Clearing and Settlement: DTCC and the T+2 Cycle
After a trade is executed, it must be cleared and settled. Clearing is the process of confirming the details of the trade, while settlement is the actual exchange of securities for payment. Most corporate and municipal securities settle on a T+2 basis, meaning the transaction is completed two business days after the trade date. Government Treasuries and options typically settle on T+1. The DTCC provides the infrastructure for these processes, acting as a central counterparty to reduce systemic risk. If a firm fails to deliver securities or payment, the clearinghouse steps in to ensure the integrity of the market. You must memorize these settlement cycles, as they are frequently tested in the context of when an investor officially becomes a "shareholder of record" for dividend distributions.

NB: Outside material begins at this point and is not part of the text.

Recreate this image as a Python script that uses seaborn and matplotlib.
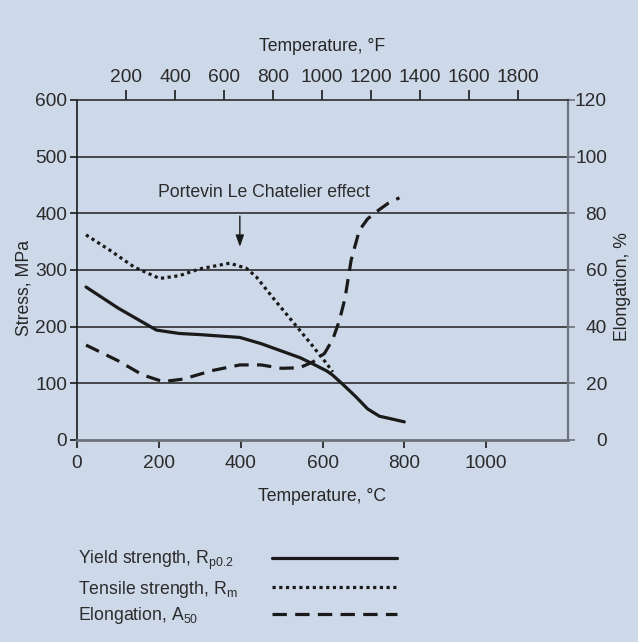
import numpy as np
import pandas as pd
import seaborn as sns
import matplotlib.pyplot as plt
from matplotlib.lines import Line2D

# values
yield_temp = [22, 100, 194, 250, 300, 398, 450, 500, 546, 580, 610, 624, 650, 682, 710, 739, 770, 800]
yield_stress = [270, 233, 194, 188, 186, 181, 170, 157, 145, 133, 122, 115, 98, 76, 55, 42, 37, 32]

tensile_temp = [22, 80, 140, 202, 250, 300, 373, 414, 438, 480, 520, 544, 560, 577, 593, 609, 625]
tensile_stress = [362, 335, 305, 285, 290, 302, 312, 303, 288, 250, 215, 194, 180, 165, 150, 136, 120]

elong_temp = [22, 100, 160, 210, 260, 330, 398, 450, 500, 544, 577, 605, 625, 641, 655, 670, 690, 710, 731, 760, 788]
elong_pct = [33.5, 28, 23, 20.6, 21.5, 24.5, 26.5, 26.5, 25.3, 25.5, 27.6, 30.6, 35.5, 42, 50, 63.5, 74, 78, 80.5, 83.5, 85.5]

stress_ticks = [0, 100, 200, 300, 400, 500, 600]
elong_ticks = [0, 20, 40, 60, 80, 100, 120]
c_ticks = [0, 200, 400, 600, 800, 1000]
f_ticks = [200, 400, 600, 800, 1000, 1200, 1400, 1600, 1800]

legend_labels = ["Yield strength, R$_\\mathrm{p0.2}$",
                 "Tensile strength, R$_\\mathrm{m}$",
                 "Elongation, A$_\\mathrm{50}$"]

bg = "#cdd8e9"
ink = "#1a1a1a"
grey = "#6e727a"
txt = "#2b2b2b"

sns.set_style("white")
plt.rcParams['font.family'] = ['Liberation Sans', 'DejaVu Sans']
plt.rcParams['mathtext.fontset'] = 'custom'
plt.rcParams['mathtext.rm'] = 'Liberation Sans'
plt.rcParams['text.color'] = txt

W, H = 638, 642
fig = plt.figure(figsize=(W / 100, H / 100), dpi=100, facecolor=bg)
ax = fig.add_axes([77 / W, 1 - 440 / H, 491 / W, 340 / H])
ax.set_facecolor(bg)

lw = 2.3
solid_style = dict(color=ink, lw=lw, linestyle='-')
dot_style = dict(color=ink, lw=lw, linestyle=(0, (1.0, 1.1)))
dash_style = dict(color=ink, lw=lw, linestyle=(0, (4.5, 2.6)))

df_yield = pd.DataFrame({"T": yield_temp, "v": yield_stress})
df_tens = pd.DataFrame({"T": tensile_temp, "v": tensile_stress})
df_el = pd.DataFrame({"T": elong_temp, "v": elong_pct})

sns.lineplot(data=df_yield, x="T", y="v", ax=ax, sort=False, **solid_style)
sns.lineplot(data=df_tens, x="T", y="v", ax=ax, sort=False, **dot_style)

label_size = 12.7
tick_size = 13.8

ax.set_xlim(0, 1200)
ax.set_ylim(0, 600)
ax.set_xticks(c_ticks)
ax.set_yticks(stress_ticks)
ax.set_xticklabels([str(t) for t in c_ticks], size=tick_size, color=txt)
ax.set_yticklabels([str(t) for t in stress_ticks], size=tick_size, color=txt)
ax.tick_params(axis='x', direction='out', length=6, width=1.2, color=ink, pad=5)
ax.tick_params(axis='y', direction='out', length=5, width=1.2, color=ink, pad=2)
ax.set_xlabel("Temperature, °C", fontsize=label_size, labelpad=11)
ax.set_ylabel("Stress, MPa", fontsize=label_size)
ax.yaxis.set_label_coords(-0.091, 0.447)

for y in stress_ticks[1:-1]:
    ax.axhline(y, color='#2e2e2e', lw=1.2, zorder=0.5)

for s in ['top', 'right']:
    ax.spines[s].set_visible(False)
ax.spines['left'].set_color(ink)
ax.spines['left'].set_linewidth(1.2)
ax.spines['bottom'].set_color(grey)
ax.spines['bottom'].set_linewidth(2.0)

# elongation on the right axis
ax2 = ax.twinx()
sns.lineplot(data=df_el, x="T", y="v", ax=ax2, sort=False, **dash_style)
ax2.set_ylim(0, 120)
ax2.set_xlim(0, 1200)
ax2.set_yticks(elong_ticks)
ax2.set_yticklabels([str(t) for t in elong_ticks], size=tick_size, color=txt, ha='right')
ax2.tick_params(axis='y', direction='out', length=5, width=1.2, color=grey, pad=23)
ax2.set_ylabel("Elongation, %", fontsize=label_size)
ax2.yaxis.set_label_coords(1.094, 0.45)
ax2.set_xlabel("")
for s in ['top', 'left', 'bottom']:
    ax2.spines[s].set_visible(False)
ax2.spines['right'].set_color(grey)
ax2.spines['right'].set_linewidth(1.6)

# Fahrenheit scale on top
ax3 = ax.twiny()
ax3.set_xlim(0, 2004)
ax3.set_xticks(f_ticks)
ax3.set_xticklabels([str(t) for t in f_ticks], size=tick_size, color=txt)
ax3.tick_params(axis='x', direction='out', length=7, width=1.2, color=ink, pad=3)
ax3.set_xlabel("Temperature, °F", fontsize=label_size, labelpad=13)
for s in ['right', 'left', 'bottom']:
    ax3.spines[s].set_visible(False)
ax3.spines['top'].set_color('#2e2e2e')
ax3.spines['top'].set_linewidth(1.2)

# annotation
ax.text(458, 437, "Portevin Le Chatelier effect", ha='center', va='center', fontsize=label_size)
ax.annotate("", xy=(398, 336), xytext=(398, 400),
            arrowprops=dict(arrowstyle='-|>,head_length=0.7,head_width=0.25', color=ink, lw=1.0))

# legend: text on the left, sample line on the right
legend_styles = [solid_style, dot_style, dash_style]
row_y = [558, 587, 614]
for lab, st, ry in zip(legend_labels, legend_styles, row_y):
    fig.text(78 / W, 1 - (ry + 2) / H, lab, ha='left', va='center', fontsize=label_size)
    fig.add_artist(Line2D([272 / W, 397 / W], [1 - ry / H, 1 - ry / H],
                          transform=fig.transFigure, **st))

fig.savefig("out.png", dpi=100, facecolor=bg)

How SROs Maintain Fair and Orderly Markets
SROs perform a vital function by creating a standardized environment where all participants follow the same rules. This includes the Uniform Practice Code, which standardizes the business techniques used by member firms, and the Code of Procedure, which outlines how FINRA handles rule violations. By mandating transparency and ethical conduct, SROs help maintain investor confidence in the capital markets. Without this confidence, the liquidity of the secondary market would evaporate, making it impossible for issuers to raise capital in the primary market. The SIE exam expects you to understand that while SROs are not government agencies, they have the authority to fine, suspend, or bar individuals and firms from the industry to protect the public interest. This regulatory structure is the final piece of the puzzle in understanding the complex machinery of the modern financial system.